Article (CONSEIL CONSTITUTIONNEL Saisine du Conseil constitutionnel en date du 27 mars 1997, présentée par plus de soixante députés, en application de l'article 61, alinéa 2, de la Constitution, et visée dans la décision no 97-389 DC)
VIII. - Sur l'article 17 de la loi déférée
Cet article étend le champ d'application du régime de la « rétention judiciaire » au cas de l'étranger qui est « dépourvu de documents de voyage permettant l'exécution d'une mesure d'éloignement ».

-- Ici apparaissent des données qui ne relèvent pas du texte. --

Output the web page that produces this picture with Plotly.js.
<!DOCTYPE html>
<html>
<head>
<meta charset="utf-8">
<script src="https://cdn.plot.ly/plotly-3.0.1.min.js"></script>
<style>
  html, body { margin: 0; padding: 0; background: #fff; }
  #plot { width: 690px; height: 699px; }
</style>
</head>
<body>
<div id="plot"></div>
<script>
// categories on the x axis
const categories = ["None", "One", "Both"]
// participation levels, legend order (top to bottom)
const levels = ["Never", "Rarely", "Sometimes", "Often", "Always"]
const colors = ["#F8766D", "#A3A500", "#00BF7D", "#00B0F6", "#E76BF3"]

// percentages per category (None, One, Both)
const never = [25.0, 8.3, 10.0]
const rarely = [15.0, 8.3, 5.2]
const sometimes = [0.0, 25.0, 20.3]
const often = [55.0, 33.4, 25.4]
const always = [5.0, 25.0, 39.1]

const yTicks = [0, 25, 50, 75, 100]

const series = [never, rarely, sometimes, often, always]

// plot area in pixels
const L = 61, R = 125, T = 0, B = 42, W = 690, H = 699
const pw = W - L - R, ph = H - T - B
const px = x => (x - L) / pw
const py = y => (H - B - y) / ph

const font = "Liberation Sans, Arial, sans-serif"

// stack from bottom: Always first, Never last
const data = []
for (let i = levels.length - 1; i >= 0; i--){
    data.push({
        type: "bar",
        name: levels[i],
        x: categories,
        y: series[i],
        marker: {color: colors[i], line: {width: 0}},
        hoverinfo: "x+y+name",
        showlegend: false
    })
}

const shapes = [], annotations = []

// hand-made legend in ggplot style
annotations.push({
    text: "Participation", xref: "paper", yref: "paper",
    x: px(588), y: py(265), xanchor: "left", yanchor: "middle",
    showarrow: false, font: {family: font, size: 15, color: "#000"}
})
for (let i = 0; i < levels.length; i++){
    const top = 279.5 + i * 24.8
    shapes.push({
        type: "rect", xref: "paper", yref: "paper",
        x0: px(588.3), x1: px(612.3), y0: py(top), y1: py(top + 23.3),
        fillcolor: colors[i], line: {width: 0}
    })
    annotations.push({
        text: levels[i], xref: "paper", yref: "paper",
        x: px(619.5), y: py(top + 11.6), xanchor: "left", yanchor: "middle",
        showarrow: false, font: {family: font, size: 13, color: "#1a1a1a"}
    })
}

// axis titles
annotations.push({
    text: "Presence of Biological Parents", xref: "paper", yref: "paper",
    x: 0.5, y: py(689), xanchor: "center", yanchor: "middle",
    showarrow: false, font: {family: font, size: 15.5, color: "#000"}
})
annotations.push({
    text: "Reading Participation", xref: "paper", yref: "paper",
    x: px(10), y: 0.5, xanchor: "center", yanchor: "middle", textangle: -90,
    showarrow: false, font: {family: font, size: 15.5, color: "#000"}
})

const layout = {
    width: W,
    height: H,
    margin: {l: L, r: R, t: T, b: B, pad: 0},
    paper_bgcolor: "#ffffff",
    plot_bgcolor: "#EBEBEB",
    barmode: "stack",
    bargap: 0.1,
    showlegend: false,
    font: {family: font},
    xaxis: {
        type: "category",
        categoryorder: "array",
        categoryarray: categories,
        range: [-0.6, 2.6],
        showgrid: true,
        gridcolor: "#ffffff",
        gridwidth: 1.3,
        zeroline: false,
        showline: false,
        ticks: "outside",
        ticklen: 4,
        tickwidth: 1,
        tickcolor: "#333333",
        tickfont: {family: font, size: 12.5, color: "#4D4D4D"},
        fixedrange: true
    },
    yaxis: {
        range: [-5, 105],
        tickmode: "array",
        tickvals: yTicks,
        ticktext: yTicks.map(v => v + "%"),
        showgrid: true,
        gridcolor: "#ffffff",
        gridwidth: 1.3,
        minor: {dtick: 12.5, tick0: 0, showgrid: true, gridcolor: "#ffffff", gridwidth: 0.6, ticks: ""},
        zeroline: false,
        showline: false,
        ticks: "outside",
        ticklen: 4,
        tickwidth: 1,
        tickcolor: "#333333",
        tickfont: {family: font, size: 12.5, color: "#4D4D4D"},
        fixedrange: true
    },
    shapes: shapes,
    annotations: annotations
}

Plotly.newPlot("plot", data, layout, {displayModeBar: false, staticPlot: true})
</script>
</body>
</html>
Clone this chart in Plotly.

Jusqu'à présent, la « rétention judiciaire » - qui prive l'étranger de sa liberté pour une durée pouvant s'élever à trois mois - ne pouvait être appliquée qu'à des personnes s'étant volontairement soustraites à l'exécution d'une mesure d'éloignement en refusant de produire leurs pièces d'identité qu'elles avaient préalablement fait disparaître. Désormais, cette mesure grave (que l'exposé des motifs du projet de loi qualifiait sans fard de « substitut à la prison ») s'appliquerait à des étrangers qui n'ont commis d'autre irrégularité que celle de se trouver « sans papiers » sur le territoire français. Tel est par exemple le cas des femmes algériennes auxquelles la « doctrine » de l'OFPRA refuse l'asile au motif qu'il n'est pas certain que ce soit sur l'ordre de leur Gouvernement qu'on les égorge dans leur propre pays...
A l'évidence, l'infraction de séjour irrégulier, surtout en de pareils cas, est infiniment moins grave que le fait de faire volontairement disparaître ses papiers d'identité pour faire échec à une mesure d'éloignement. La « peine » instituée par la disposition critiquée est donc manifestement disproportionnée à la gravité de l'infraction... et de plus dépourvue de justifications sérieuses au regard de l'ordre public, qui n'est pas gravement troublé par le seul fait qu'un étranger se trouve « sans papiers ». Enfin, l'application du même traitement aux étrangers qui font volontairement disparaître leurs « papiers » et à ceux qui s'en trouvent dépourvus alors que leur voeu le plus cher serait d'avoir un titre de séjour est entachée de violation du principe constitutionnel d'égalité devant la loi.
Dès lors, l'article 17 de la loi déférée ne saurait échapper à la censure.